Are you ready?
Because we are going to make YOU a social media master!
Yes, right now. Right here.
Which tools will we use? What will we do? What’s the formula? What’s the secret?
1. The Goal Of Social Media Mastery
What should your goal be in this effort?
I know. Sell lots and lots of stuff.
Or if you’re not into selling, get lots and lots of likes and comments and retweets and Klout. Right?
Or both. Why not? (I’d go for both, if I were hoping to be a social media master!)
2. The Tools Of Social Media
What’s new? What’s even newer? Vine? That’s so March 2013.
Instagram video! Get that! Man.
People are going to be able to market the HELL out of anything with that.
Social? You can’t get more social than a MOVING picture of your food/cat/baby (sometimes all three).
Holy crap. We are going to EXPLODE with mastery if we use that.
Buffer. If you’re not using Buffer, you are wasting time!
Also, delete your blog and use Tumblr and maybe Facebook. Both amazing tools.
And you haven’t tried to connect with me on LinkedIN yet? What?
Are you cuckoo? Let’s get that going. Chop chop!
3. Action Plan For Social Media Mastery
1.) Set up accounts everywhere.
If the service isn’t even open yet, get an account by getting on the waiting list. Get accounts in places people haven’t been lately, too, like Orkut. You could RULE there because everyone else thinks (psssh! What do they know?) that it’s “dead.”
2.) Find interesting stuff to share with others.
Mashable. Lots of people like Mashable. Just share that. Also, retweet pretty much anything said by the following: @guykawasaki, @chrisbrogan, @garyvee, @marismith, and pick a few of YOUR favorite social media guru/master/ninja/rockstars. In fact, just set your accounts up to auto-tweet their stuff. Faster that way.
3.) Follow back everyone who follows you/friends you/circles you.
Reciprocity is the only way to be social.
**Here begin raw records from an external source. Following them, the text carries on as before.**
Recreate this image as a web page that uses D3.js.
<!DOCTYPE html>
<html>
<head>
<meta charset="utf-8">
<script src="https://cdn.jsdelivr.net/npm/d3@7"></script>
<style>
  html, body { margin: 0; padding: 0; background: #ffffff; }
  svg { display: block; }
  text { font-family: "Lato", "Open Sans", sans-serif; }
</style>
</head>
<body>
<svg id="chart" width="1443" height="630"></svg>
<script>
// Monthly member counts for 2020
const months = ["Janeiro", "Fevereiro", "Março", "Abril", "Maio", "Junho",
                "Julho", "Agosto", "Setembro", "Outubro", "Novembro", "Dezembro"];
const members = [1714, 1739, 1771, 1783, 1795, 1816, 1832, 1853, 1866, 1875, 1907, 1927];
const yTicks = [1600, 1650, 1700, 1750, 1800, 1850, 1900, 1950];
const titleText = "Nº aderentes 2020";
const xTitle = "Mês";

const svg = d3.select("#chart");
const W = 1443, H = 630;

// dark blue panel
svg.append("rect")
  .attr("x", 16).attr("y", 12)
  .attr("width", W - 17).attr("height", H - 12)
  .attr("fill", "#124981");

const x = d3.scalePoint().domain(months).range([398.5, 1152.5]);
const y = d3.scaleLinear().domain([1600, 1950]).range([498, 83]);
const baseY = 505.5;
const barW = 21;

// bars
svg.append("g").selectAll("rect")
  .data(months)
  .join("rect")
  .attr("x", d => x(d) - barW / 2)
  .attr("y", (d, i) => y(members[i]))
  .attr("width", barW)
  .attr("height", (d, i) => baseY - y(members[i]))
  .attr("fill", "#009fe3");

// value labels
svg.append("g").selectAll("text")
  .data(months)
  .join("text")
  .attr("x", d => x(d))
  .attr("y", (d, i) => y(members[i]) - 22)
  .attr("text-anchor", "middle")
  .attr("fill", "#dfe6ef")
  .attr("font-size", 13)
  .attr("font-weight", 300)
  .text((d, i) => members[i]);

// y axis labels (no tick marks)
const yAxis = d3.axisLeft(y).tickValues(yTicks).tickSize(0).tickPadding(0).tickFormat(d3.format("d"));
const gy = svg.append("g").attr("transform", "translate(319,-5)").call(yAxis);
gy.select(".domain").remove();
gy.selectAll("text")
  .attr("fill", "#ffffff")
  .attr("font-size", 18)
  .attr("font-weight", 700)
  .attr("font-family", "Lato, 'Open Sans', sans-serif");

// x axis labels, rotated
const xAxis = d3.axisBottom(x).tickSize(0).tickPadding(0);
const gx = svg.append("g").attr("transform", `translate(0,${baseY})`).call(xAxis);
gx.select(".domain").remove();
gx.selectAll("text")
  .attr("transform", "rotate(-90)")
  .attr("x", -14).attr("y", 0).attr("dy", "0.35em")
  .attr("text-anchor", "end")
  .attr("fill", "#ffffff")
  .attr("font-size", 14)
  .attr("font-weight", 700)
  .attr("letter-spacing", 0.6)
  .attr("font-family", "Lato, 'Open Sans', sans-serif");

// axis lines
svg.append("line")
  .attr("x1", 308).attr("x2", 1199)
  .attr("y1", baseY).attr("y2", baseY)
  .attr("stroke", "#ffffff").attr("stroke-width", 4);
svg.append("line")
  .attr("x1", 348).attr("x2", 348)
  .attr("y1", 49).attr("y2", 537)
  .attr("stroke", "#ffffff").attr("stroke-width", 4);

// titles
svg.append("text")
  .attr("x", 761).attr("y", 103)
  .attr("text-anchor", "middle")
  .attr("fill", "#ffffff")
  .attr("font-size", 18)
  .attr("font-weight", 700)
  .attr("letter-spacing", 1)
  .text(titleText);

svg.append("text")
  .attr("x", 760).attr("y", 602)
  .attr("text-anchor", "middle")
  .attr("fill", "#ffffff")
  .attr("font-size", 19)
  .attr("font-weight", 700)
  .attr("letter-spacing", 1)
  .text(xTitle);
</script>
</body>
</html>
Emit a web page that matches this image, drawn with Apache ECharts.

That’s why when I go see Nine Inch Nails, Trent Reznor patiently waits for all 20,000 people in the audience to play their full set list, too.
4.) Tell people they’re doing it wrong.
This one “always” works. You’re a social media master the moment you tell someone else they’re doing it wrong. That’s half of how I got as successful as I am, silly people. I told people they’re doing it wrong. They’d say, “We just want to post links to coupons all day,” and I’d say, “Pshaw! Connect. Try to relate to the people who buy your stuff.” Wrong! I’d call them Wrong! (If you were in my house right now, I’m singing this word out like opera – the music, not the woman who lots millions trying to make a TV station).
4a.) Don’t use a technology that’s more than a few months old.
Email? Whatever, Grandpa!
I don’t even think SMS is cool any more. I only send emails in emoji (don’t you dare write back and ask me what it is – you can Bing that stuff!)
5.) Spend the LEAST time possible talking to people.
Look for ways to spend the LEAST time possible connecting with people. Instead, find ways to automate as much as possible of your work. Even the stuff like “replying to people.” As if anyone actually has time to reply.
4. Can You Feel It?
Mastery is washing all over your body.
You could probably hit 100 on Klout if you shared what you learned right now.
I pretty much put myself out of business with this newsletter this week.
Man. I should’ve held something back.
I mean, what’s life going to be like now that you’re all social media masters?